[GIVEN PROBLEM] Where a line contains the word "chart", copy that line.

[RECORDED INFORMATION]
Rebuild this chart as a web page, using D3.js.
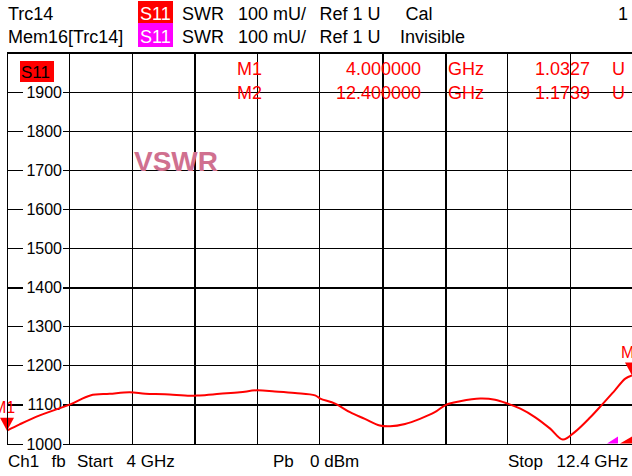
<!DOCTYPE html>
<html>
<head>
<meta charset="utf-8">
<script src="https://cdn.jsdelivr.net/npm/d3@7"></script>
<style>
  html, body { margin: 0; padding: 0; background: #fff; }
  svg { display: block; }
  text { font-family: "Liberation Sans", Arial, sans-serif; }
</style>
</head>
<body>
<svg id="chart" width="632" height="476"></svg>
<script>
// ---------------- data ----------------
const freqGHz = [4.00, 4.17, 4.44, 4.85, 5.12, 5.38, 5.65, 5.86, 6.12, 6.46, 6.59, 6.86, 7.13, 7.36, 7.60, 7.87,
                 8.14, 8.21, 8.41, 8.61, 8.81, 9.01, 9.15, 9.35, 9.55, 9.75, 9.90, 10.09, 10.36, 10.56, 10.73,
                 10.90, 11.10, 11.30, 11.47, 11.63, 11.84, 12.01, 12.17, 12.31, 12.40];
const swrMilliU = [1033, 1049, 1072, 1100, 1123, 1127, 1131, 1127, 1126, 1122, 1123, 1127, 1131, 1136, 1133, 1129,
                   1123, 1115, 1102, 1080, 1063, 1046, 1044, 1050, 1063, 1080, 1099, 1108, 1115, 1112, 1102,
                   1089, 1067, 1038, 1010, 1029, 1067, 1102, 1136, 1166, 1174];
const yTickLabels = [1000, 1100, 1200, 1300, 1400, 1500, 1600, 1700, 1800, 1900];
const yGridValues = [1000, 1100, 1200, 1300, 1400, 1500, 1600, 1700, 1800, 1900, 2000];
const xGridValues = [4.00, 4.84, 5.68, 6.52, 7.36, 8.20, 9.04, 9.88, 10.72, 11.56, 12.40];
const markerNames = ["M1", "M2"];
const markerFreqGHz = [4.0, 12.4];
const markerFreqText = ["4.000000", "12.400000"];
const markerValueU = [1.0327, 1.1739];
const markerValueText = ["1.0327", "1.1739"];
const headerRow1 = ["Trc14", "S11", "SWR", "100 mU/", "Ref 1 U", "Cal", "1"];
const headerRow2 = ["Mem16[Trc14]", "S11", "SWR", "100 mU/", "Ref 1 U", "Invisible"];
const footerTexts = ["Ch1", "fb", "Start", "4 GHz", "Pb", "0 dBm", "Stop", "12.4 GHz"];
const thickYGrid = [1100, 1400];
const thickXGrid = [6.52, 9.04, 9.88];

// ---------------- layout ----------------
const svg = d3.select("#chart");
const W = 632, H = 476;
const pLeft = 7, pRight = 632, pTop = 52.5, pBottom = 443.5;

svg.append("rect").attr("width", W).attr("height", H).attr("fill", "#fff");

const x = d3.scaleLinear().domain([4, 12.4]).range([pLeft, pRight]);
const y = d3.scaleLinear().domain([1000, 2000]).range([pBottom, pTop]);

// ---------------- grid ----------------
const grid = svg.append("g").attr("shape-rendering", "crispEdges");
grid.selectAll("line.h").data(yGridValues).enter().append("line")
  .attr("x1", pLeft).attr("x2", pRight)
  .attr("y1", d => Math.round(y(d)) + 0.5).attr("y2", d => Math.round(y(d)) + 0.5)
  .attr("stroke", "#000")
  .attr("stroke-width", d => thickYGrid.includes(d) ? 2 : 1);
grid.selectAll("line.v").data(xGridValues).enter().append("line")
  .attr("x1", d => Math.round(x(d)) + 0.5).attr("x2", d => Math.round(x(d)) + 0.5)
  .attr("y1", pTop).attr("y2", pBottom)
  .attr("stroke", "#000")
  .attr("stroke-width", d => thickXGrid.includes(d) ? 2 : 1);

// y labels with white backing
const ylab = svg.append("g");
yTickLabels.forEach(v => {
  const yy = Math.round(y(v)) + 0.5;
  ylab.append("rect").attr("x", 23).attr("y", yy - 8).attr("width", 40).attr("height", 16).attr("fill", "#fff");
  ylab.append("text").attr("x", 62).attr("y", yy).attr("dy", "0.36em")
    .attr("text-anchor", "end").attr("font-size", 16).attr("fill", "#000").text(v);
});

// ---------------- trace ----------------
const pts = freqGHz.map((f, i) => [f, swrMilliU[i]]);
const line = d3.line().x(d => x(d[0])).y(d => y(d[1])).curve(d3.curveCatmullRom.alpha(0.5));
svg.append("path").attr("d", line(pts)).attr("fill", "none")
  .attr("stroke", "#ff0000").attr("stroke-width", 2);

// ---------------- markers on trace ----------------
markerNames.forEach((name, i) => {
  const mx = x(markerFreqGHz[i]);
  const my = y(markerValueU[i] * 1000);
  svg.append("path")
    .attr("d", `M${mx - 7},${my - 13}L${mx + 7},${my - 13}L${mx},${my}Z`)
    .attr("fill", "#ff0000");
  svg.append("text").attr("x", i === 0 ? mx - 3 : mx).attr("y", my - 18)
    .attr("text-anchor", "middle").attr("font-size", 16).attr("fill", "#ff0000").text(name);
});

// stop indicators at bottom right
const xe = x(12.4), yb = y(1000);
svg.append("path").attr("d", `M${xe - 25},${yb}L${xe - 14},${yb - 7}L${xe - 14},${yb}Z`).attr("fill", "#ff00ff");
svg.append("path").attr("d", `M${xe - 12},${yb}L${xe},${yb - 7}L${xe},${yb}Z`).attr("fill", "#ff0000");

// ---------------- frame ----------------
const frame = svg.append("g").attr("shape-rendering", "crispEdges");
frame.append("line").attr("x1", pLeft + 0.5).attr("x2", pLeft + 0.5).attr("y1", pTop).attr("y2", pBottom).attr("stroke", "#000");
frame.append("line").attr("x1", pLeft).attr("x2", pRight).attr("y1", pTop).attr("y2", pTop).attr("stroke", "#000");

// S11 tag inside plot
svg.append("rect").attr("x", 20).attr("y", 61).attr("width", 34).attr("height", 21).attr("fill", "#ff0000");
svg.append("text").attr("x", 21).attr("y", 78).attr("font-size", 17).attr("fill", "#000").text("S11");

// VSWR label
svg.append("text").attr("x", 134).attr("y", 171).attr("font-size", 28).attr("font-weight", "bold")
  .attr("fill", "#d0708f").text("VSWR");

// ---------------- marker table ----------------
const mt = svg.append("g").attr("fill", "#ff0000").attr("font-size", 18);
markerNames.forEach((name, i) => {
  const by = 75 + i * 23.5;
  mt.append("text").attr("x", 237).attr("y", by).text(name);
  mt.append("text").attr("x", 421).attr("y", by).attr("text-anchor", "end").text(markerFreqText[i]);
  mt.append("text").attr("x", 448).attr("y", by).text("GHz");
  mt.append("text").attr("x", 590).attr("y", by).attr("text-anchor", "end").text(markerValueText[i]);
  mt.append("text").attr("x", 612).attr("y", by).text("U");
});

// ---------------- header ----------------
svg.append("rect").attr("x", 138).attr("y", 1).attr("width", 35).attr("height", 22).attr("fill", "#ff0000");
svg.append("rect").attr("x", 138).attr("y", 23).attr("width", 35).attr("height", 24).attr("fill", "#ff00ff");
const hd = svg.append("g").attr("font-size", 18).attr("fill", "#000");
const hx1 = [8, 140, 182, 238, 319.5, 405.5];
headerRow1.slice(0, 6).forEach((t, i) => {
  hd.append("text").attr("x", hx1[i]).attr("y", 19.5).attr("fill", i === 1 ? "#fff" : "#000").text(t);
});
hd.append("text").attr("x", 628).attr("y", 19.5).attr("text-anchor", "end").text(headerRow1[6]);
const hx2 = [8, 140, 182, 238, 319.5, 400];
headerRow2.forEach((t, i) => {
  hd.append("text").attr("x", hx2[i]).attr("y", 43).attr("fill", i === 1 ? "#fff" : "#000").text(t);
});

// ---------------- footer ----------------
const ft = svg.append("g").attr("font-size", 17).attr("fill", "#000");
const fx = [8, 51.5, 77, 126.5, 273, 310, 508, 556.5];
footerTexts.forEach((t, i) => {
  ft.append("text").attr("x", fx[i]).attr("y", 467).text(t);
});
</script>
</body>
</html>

[TASK RESULT]
Rebuild this chart as a web page, using D3.js.
<svg id="chart" width="632" height="476"></svg>
const svg = d3.select("#chart");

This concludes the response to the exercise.